Os dirigíveis estão voltando — agora com combustíveis seguros
Eles nunca deixaram de provocar fascínio. Retornam com evidentes preocupações ambientais
Foi dramático e espantoso — o equivalente, nos céus, ao naufrágio do Titanic ao colidir com um iceberg no Atlântico Norte. Em 6 de maio de 1937, quando se preparava para descer em Nova Jersey, nos Estados Unidos, vindo de Hamburgo, na Alemanha, o dirigível Hindenburg pegou fogo em trinta intermináveis segundos. A bordo estavam 97 pessoas — 61 tripulantes e 36 passageiros. Houve 36 mortes. O gás hidrogênio usado para mantê-lo no ar, altamente inflamável, acelerou a tragédia — descobriu-se, depois de longa investigação, que uma brusca manobra momentos antes do pouso causou o rompimento de um dos tanques de combustível e uma faísca dera início à ignição.
A cena, registrada em dezenas de filmes amadores e de equipes de cinejornais, marcou o fim de uma era, feita de travessias intercontinentais a bordo daquele gigante de 245 metros de comprimento que corria a 145 quilômetros por hora — e que chegou a vir ao Brasil, com escala no Recife, em sete oportunidades. Nunca mais se imaginou usar um zepelim para o transporte de pessoas. Ponto-final. Contudo, o fascínio pelo objeto voador não diminuiria, ao contrário. Celebrado pelo cinema, cantado em verso e prosa em livros e canções, ele sempre voou no imaginário popular. Eis que, agora, parece renascer em um mundo dedicado a reduzir as pegadas de carbono de jatos movidos a querosene.
A companhia inglesa Hybrid Air Vehicles (HAV) anunciou a aceleração da linha de montagem do Airlander 10 — um dirigível pensado inicialmente para transporte de cargas e controle de acidentes da natureza, como incêndios em florestas, mas que caminha também para levar gente. Ao contrário do Hindenburg, não será preenchido com hidrogênio, mas sim com gás hélio, que não inflama. Será revestido de material resistente, afeito a pousar em qualquer superfície, inclusive na água. Terá 92 metros de comprimento — 25% maior do que um Boeing 747 —, com capacidade para 853 passageiros e permanência no ar por cinco dias. Um contrato assinado com a espanhola Air Nostrum prevê a entrega de dez unidades até 2026. O fio condutor, como não poderia deixar de ser, é a sustentabilidade ambiental. “Aeronaves híbridas podem desempenhar um papel relevante na transição para formas mais limpas de aviação”, diz Kwasi Kwarteng, diretor de negócios da HAV. Estima-se que a economia de combustível chegue a 90% em relação aos jatos convencionais.

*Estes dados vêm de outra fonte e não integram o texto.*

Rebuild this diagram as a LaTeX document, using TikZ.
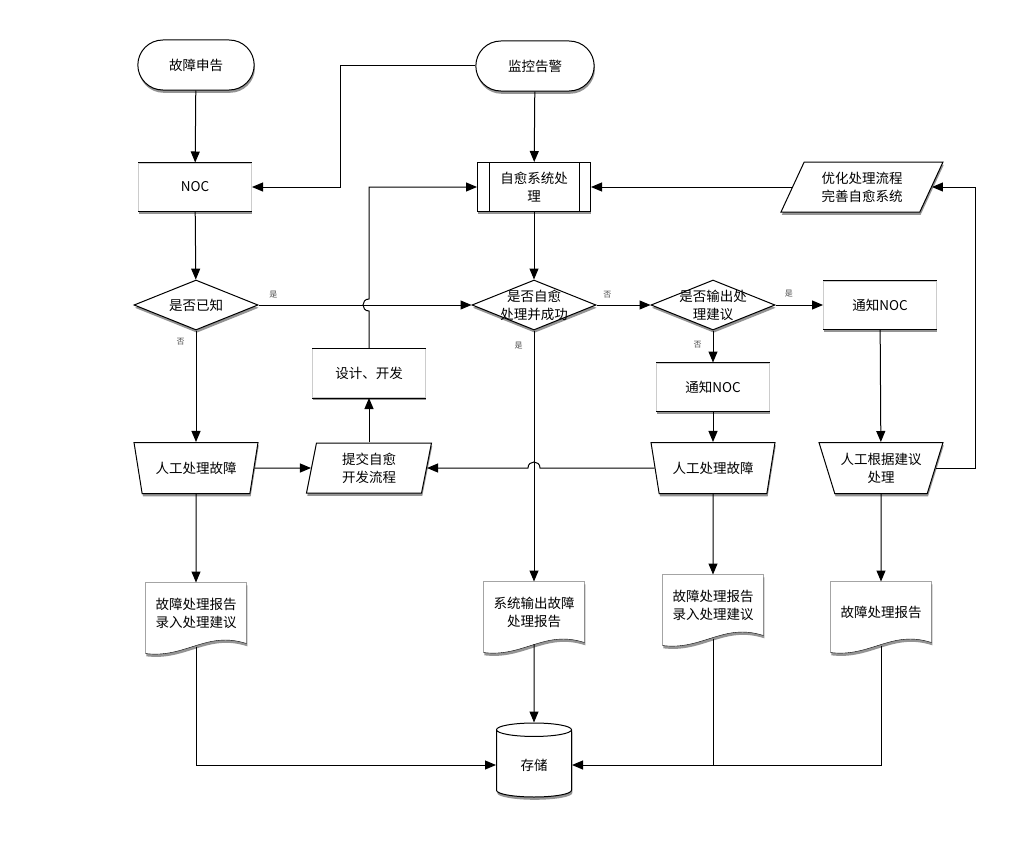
\documentclass[tikz,border=0pt]{standalone}
\usepackage{fontspec}
\setmainfont{Noto Sans CJK SC}
\usetikzlibrary{shapes.geometric,shapes.misc,shadows,arrows.meta,calc,backgrounds}

\begin{document}
\begin{tikzpicture}[x=1pt, y=-1pt, line width=1pt,
    every node/.style={align=center, font=\fontsize{13.5}{18}\selectfont},
    boxshadow/.style={drop shadow={shadow xshift=0.8pt, shadow yshift=-2.8pt,
      fill=black!60, opacity=0.7}},
    terminal/.style={rounded rectangle, draw, fill=white, minimum width=123pt,
      minimum height=50pt, boxshadow},
    procbox/.style={rectangle, draw=black!20, fill=white, minimum width=113pt,
      minimum height=48pt, boxshadow},
    predef/.style={rectangle, draw, fill=white, minimum width=113pt,
      minimum height=49pt, boxshadow},
    decision/.style={diamond, draw, fill=white, inner sep=0pt,
      minimum width=124pt, minimum height=50pt, boxshadow},
    manual/.style={trapezium, trapezium angle=67, trapezium stretches body,
      shape border rotate=180, draw, fill=white, inner xsep=0pt,
      minimum width=124pt, minimum height=51pt, boxshadow},
    iobox/.style={trapezium, trapezium left angle=75, trapezium right angle=105,
      trapezium stretches body, draw, fill=white, inner xsep=0pt,
      minimum width=125pt, minimum height=50pt, boxshadow},
    docnode/.style={rectangle, minimum width=100pt, minimum height=60pt, inner sep=0pt},
    storage/.style={cylinder, shape border rotate=90, aspect=0.4, draw, fill=white,
      minimum width=75pt, minimum height=74pt, boxshadow},
    flow/.style={-{Triangle[length=11pt, width=9pt]}},
    yesno/.style={font=\fontsize{8}{10}\selectfont, text=black!70, inner sep=1pt}]
  \useasboundingbox (0,0) rectangle (1012,843);

  % start points
  \node[terminal] (report) at (196,65) {故障申告};
  \node[terminal, minimum width=125pt] (alarm) at (535,66) {监控告警};

  % first row
  \node[procbox] (noc) at (195,187) {NOC};
  \node[predef] (selfheal) at (534,187) {自愈系统处\\理};
  \node[iobox, trapezium left angle=58, trapezium right angle=122,
    minimum width=162pt] (optim) at (862,187) {优化处理流程\\完善自愈系统};

  % decisions
  \node[decision, label={center:是否已知}] (known) at (196,305) {};
  \node[decision, label={center:是否自愈\\处理并成功}] (selfok) at (534,305) {};
  \node[decision, label={center:是否输出处\\理建议}] (decide) at (713,305) {};
  \node[procbox] (tellA) at (880,305) {通知NOC};
  \node[procbox] (tellB) at (713,387) {通知NOC};
  \node[procbox, minimum height=49pt] (design) at (369,373) {设计、开发};

  % manual work
  \node[manual] (manA) at (196,468) {人工处理故障};
  \node[iobox] (submit) at (369,468) {提交自愈\\开发流程};
  \node[manual] (manB) at (713,468) {人工处理故障};
  \node[manual] (manC) at (881,468) {人工根据建议\\处理};

  % reports and storage
  \node[docnode] (repA) at (196,613) {故障处理报告\\录入处理建议};
  \node[docnode] (repB) at (534,612) {系统输出故障\\处理报告};
  \node[docnode] (repC) at (713,605) {故障处理报告\\录入处理建议};
  \node[docnode] (repD) at (881,612) {故障处理报告};
  \node[storage] (store) at (534,765) {存储};

  \begin{scope}[on background layer]
    \foreach \d in {repA,repB,repC,repD}
      \draw[fill=white, boxshadow] (\d.north west) -- (\d.north east) -- (\d.south east)
        .. controls +(-40,-13) and +(40,5) .. ([yshift=-10pt]\d.south west) -- cycle;
  \end{scope}
  \foreach \b in {noc,tellA,tellB,design}
    \draw (\b.north west) -- (\b.north east) (\b.south west) -- (\b.south east);
  \draw ([xshift=12pt]selfheal.north west) -- ([xshift=12pt]selfheal.south west)
    ([xshift=-12pt]selfheal.north east) -- ([xshift=-12pt]selfheal.south east);

  % connectors
  \draw[flow] (report) -- (noc);
  \draw[flow] (alarm.west) -- ++(-135,0) |- (noc.east);
  \draw[flow] (alarm) -- (selfheal);
  \draw[flow] (noc) -- (known);
  \draw[flow] (selfheal) -- (selfok);
  \draw[flow] (known.east) -- node[yesno, pos=0.07, above=5pt] {是} (selfok.west);
  \draw[flow] (known) -- node[yesno, pos=0.1, left=10pt] {否} (manA);
  \draw[flow] (selfok.east) -- node[yesno, pos=0.2, above=5pt] {否} (decide.west);
  \draw[flow] (selfok) -- node[yesno, pos=0.06, left=10pt] {是} (repB);
  \draw[flow] (decide.east) -- node[yesno, pos=0.28, above=6pt] {是} (tellA.west);
  \draw[flow] (decide) -- node[yesno, pos=0.45, left=10pt] {否} (tellB);
  \draw[flow] (tellB) -- (manB);
  \draw[flow] (tellA) -- (manC);
  \draw[flow] (manA) -- (submit);
  \draw[flow] (submit) -- (design);
  \coordinate (hopA) at (design.north |- known.east);
  \draw[flow] (design.north) -- ([yshift=-6pt]hopA)
    .. controls ([xshift=-8pt,yshift=-6pt]hopA) and ([xshift=-8pt,yshift=6pt]hopA)
    .. ([yshift=6pt]hopA) |- (selfheal.west);
  \coordinate (hopB) at (selfok.south |- manB.west);
  \draw[flow] (manB.west) -- ([xshift=6pt]hopB)
    .. controls ([xshift=6pt,yshift=8pt]hopB) and ([xshift=-6pt,yshift=8pt]hopB)
    .. ([xshift=-6pt]hopB) -- (submit.east);
  \draw[flow] (manC.east) -- ++(40,0) |- (optim.east);
  \draw[flow] (optim) -- (selfheal);
  \draw[flow] (manA) -- (repA);
  \draw[flow] (manB) -- (repC);
  \draw[flow] (manC) -- (repD);
  \draw[flow] (repB) ++(0,32) -- (store);
  \draw[flow] (repA.south) ++(0,3) |- (store.west);
  \draw (repC.south) ++(0,3) -- (repC.south |- store.west);
  \draw[flow] (repD.south) ++(0,3) |- (store.east);
\end{tikzpicture}
\end{document}
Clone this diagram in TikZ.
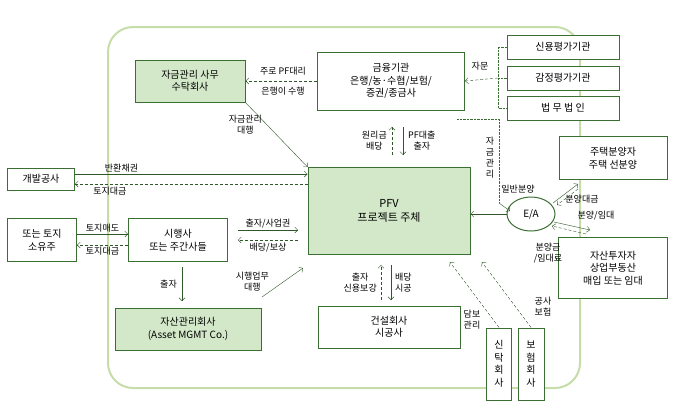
\documentclass[tikz,border=0pt]{standalone}
\usepackage{fontspec}
\setmainfont{Noto Sans CJK KR}
\usetikzlibrary{positioning,arrows.meta,shapes.geometric}
\definecolor{frame}{HTML}{C6DDAA}
\definecolor{dgreen}{HTML}{3B6E32}
\definecolor{lgreen}{HTML}{D3E8C9}
\tikzset{
  box/.style={draw=dgreen, line width=1pt, fill=white, align=center, inner sep=1pt, text=black, font=\fontsize{10}{12.5}\selectfont},
  gbox/.style={box, fill=lgreen},
  lbl/.style={font=\fontsize{9}{11}\selectfont, align=center, inner sep=1pt, text=black},
  sol/.style={-{Straight Barb[length=3pt]}, dgreen!80!black, thin},
  dsh/.style={sol, densely dashed}
}
\begin{document}
\begin{tikzpicture}[x=1pt,y=-1pt]
        \useasboundingbox (0,0) rectangle (688,413);
        % outer frame
        \draw[frame, line width=2pt, rounded corners=25pt] (108,27) rectangle (580,388);

        % boxes
        \node[gbox, minimum width=110, minimum height=42] (sutak) at (190,81) {자금관리 사무\\수탁회사};
        \node[box, minimum width=147, minimum height=58] (bank) at (391,81) {금융기관\\은행/농·수협/보험/\\증권/종금사};
        \node[box, minimum width=112, minimum height=24] (credit) at (563,47) {신용평가기관};
        \node[box, minimum width=112, minimum height=24] (appr) at (563,78) {감정평가기관};
        \node[box, minimum width=112, minimum height=24] (law) at (563,108) {법 무 법 인};
        \node[box, minimum width=108, minimum height=43] (house) at (613,158) {주택분양자\\주택 선분양};
        \node[draw=dgreen, line width=1pt, ellipse, minimum width=48, minimum height=34, inner sep=0pt, font=\fontsize{10}{12}\selectfont] (ea) at (531,214) {E/A};
        \node[box, minimum width=109, minimum height=61] (invest) at (613,268) {자산투자자\\상업부동산\\매입 또는 임대};
        \node[gbox, minimum width=162, minimum height=87, font=\fontsize{11}{14}\selectfont] (pfv) at (389,211) {PFV\\프로젝트 주체};
        \node[box, minimum width=67, minimum height=22] (dev) at (41,179) {개발공사};
        \node[box, minimum width=69, minimum height=43] (owner) at (42,240) {또는 토지\\소유주};
        \node[box, minimum width=99, minimum height=43] (sihaeng) at (178,240) {시행사\\또는 주간사들};
        \node[gbox, minimum width=146, minimum height=42] (amc) at (188,329) {자산관리회사\\(Asset MGMT Co.)};
        \node[box, minimum width=142, minimum height=42] (build) at (389,327) {건설회사\\시공사};
        \node[box, minimum width=25, minimum height=72, inner sep=0pt] (trust) at (499,364) {신\\탁\\회\\사};
        \node[box, minimum width=26, minimum height=72, inner sep=0pt] (insur) at (531,364) {보\\험\\회\\사};

        % connectors
        \draw[sol] (sutak.south east) -- (pfv.north west) node[lbl, pos=0.35, left=4pt] {자금관리\\대행};
        \draw[dsh] (bank.west) -- (sutak.east);
        \node[lbl] (pflbl) at (283,71) {주로 PF대리};
        \node[lbl] (pflbl2) at (283,91) {은행이 수행};
        \draw[dgreen, densely dotted] (credit.west) -| (498,108) -- (law.west) (498,78) -- (appr.west);
        \draw[dsh] (498,78) -- (bank.east);
        \node[lbl] (jamun) at (480,66) {자문};
        \draw[sol] (dev.east |- 0,174) -- (pfv.west |- 0,174) node[lbl, pos=0.2, above=1pt] {반환채권};
        \draw[dsh] (pfv.west |- 0,184) -- (dev.east |- 0,184) node[lbl, pos=0.85, below=2pt] {토지대금};
        \draw[sol] (owner.east |- 0,234) -- (sihaeng.west |- 0,234) node[lbl, midway, above=1pt] {토지매도};
        \draw[dsh] (sihaeng.west |- 0,245) -- (owner.east |- 0,245) node[lbl, midway, below=1pt] {토지대금};
        \draw[sol] (238,230) -- (298,230) node[lbl, midway, above=1pt] {출자/사업권};
        \draw[dsh] (298,240) -- (238,240) node[lbl, midway, below=2pt] {배당/보상};
        \draw[sol] (182,267) -- (182,301) node[lbl, midway, left=4pt] {출자};
        \draw[sol] (262,297) -- (303,268) node[lbl, pos=0.1, above left=2pt and -4pt] {시행업무\\대행};
        \draw[dsh] (392,155) -- (392,127) node[lbl, midway, left=4pt] {원리금\\배당};
        \draw[sol] (403,127) -- (403,155) node[lbl, midway, right=4pt] {PF대출\\출자};
        \draw[dsh] (381,300) -- (381,265) node[lbl, midway, left=3pt] {출자\\신용보강};
        \draw[sol] (391,265) -- (391,300) node[lbl, midway, right=3pt] {배당\\시공};
        \draw[dgreen, thin, densely dotted] (457,119) -- (499,119) -- (499,203);
        \draw[sol] (499,203) -- (510,211);
        \node[lbl] (jagum) at (490,158) {자\\금\\관\\리};
        \draw[sol] (ea.west) -- (pfv.east |- ea.west);
        \node[lbl] (ilban) at (518,189) {일반분양};
        \draw[sol] (553,203) -- (578,184);
        \draw[dsh] (578,189) -- (557,205);
        \node[lbl] (bdg) at (582,199) {분양대금};
        \node[lbl] (bym) at (596,216) {분양/임대};
        \draw[sol] (554,222) -- (590,230);
        \draw[dsh] (586,234) -- (552,226);
        \node[lbl] (bgm) at (548,253) {분양금\\/임대료};
        \draw[dsh] (trust.north) -- (450,262);
        \draw[dsh] (insur.north) -- (482,262);
        \node[lbl] (dambo) at (472,320) {담보\\관리};
        \node[lbl] (gongsa) at (543,307) {공사\\보험};
\end{tikzpicture}
\end{document}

Atento aos humores do mundo, no avesso do descaso com o planeta, Sergey Brin, cofundador do Google, pôs dinheiro do próprio bolso para desenvolver o Pathfinder 1, dirigível movido por baterias elétricas feitas de hidrogênio, mais leves e potencialmente mais duradouras e mais baratas do que as de íon de lítio, usadas atualmente. A expectativa é que tenha 200 metros de comprimento, o que o instalaria no posto de maior aeronave do mundo. O preço da inovação de Brin: 150 milhões de dólares. Um dos engenheiros envolvidos no projeto, Igor Pasternak, acredita que o impacto do zepelim de Brin poderá ser tão grande no mercado de transporte de cargas quanto a internet foi para a comunicação. “Caminhões são apenas tão bons quanto as estradas que percorrem, trens só podem ir aonde você tem trilhos e aviões precisam de aeroportos. Dirigíveis podem se locomover de A a Z sem precisar parar em nenhum lugar”, disse.
Será necessário, por óbvio, autorização de uso comercial, o que pode vir a atrapalhar os cronogramas do Airlander 10 e do Pathfinder 1. As dificuldades de aprovação, contudo, não freiam voos mais altos. A OceanSky Cruises, com sede na Suécia, lançou um serviço de turismo original para o Polo Norte. Os tripulantes embarcariam em um dirigível de luxo, especialmente adaptado, para travessias de até quinze horas. Segundo a empresa, o serviço deve começar em 2024. A passagem pode chegar ao equivalente a 913 000 reais. O charme dos objetos voadores ovalados parece eterno.